By OGTTM’s writer Patrice Aylward
Harold Crawford is one of the first African Americans to work behind the scenes in the wardrobe departments of major Hollywood studios, making him a pioneer in this field. The stars he has worked with include George C. Scott, Cicely Tyson, Richard Widmark, Laurence Fishburne, Jack Klugman, Louis Gossett Jr., Keanu Reeves, Robert Guillaume, Cuba Gooding Jr. and many others. As a costumer, Harold sources, organizes and maintains clothing and costumes, and dresses performers in film, television and theater. It’s a creative and detail-oriented profession well-suited to his imaginative and resourceful mindset.
Q. How did you get started in the field of costuming for film studios?
Harold Crawford:
Initially, my passion was fashion, and I studied at the Fashion Institute of Design and Merchandising. I thought I wanted to be a department store buyer until a young lady I was dating encouraged me to apply at the Paramount Studios wardrobe department. In 1969, I walked through the turnstile at Paramount and was accepted into a program designed to encourage faces of color behind the camera, and that was that.
I apprenticed at the four major studios, 20th Century Fox, Universal Studios, Warner Bros. and Paramount, learning something different at each one. When the apprenticeship was complete, I was hired by Universal Studios.
Q. Is there one movie you are most proud of that shows your work?
HC:
All of them because I really enjoy what I do! Each film requires a certain mindset, and I found doing the research, say for a particular time in history, to be fascinating. When I worked on “King” with Cicely Tyson and Paul Winfield, I tried to relive that time period, look at everything Martin Luther King wore and how he wore it. And then pull the costumes to match.

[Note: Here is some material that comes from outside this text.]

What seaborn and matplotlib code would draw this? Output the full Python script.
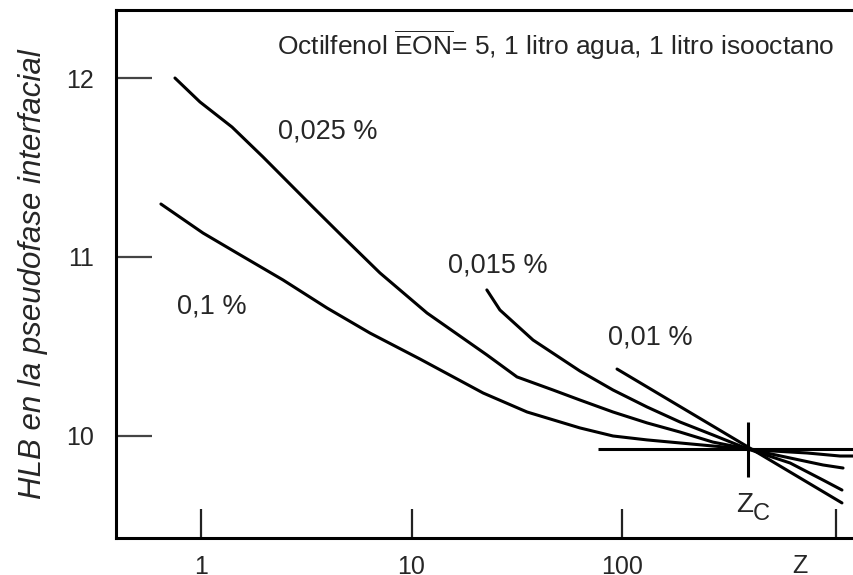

Q. You were born in Palm Springs but moved to Cleveland to be closer to your wife’s family. How did moving to Ohio in 2005 change your career?
HC:
Actors fly in from everywhere in the country, and I thought, why don’t I do that? The move gave me a whole new perspective on my life and my career. It enabled me to reinvent myself. I flew back and forth, continued to work on several movies and in television, spending six months in Los Angeles and six months at home for several years.
I also connected with Karamu Theatre in Cleveland and then-artistic director Terrence Spivey, who invited me to be a costumer at Karamu, discovered me. I did theater in LA including “Phantom of the Opera” with Robert Guillaume in 1990. After moving to Cleveland, I’m now doing theater and film. Costuming is still my passion, watching costumes come to life on screen and now also on stage.
Q. What advice would you give to a young person interested in pursuing a career in costuming?
HC:
I encourage them to explore a school of fashion like Kent State University or a theater program such as Cleveland State University. There are a lot of small production movies being made out here. Work on those as a costumer apprentice. Approach a professional theater such as the Cleveland Play House and ask to work in their wardrobe department. Understand that when studios are on hiatus, so are you. Just know you may go on unemployment between jobs.
If you work at this craft, money will follow. Sometimes it will be a lot of money, sometimes a little money. But keep working the craft because the more you get your work out there, the more you build your resume. Make it your passion; that’s what matters. Without that, you won’t make it. It is a craft and it requires commitment and it isn’t always about the money.
Q. After 55 years as a costume professional, are you still working?
HC:
Yeah, I’m still here. I just finished working on an independent film (“The Last Shop on Walnut”) and I’m working with the Cleveland History Center on their upcoming exhibit, “Hollywood on the Cuyahoga.” It’s an honor and a privilege to be setting costume displays for exciting projects. I consider myself a fortunate man to still be active in this industry.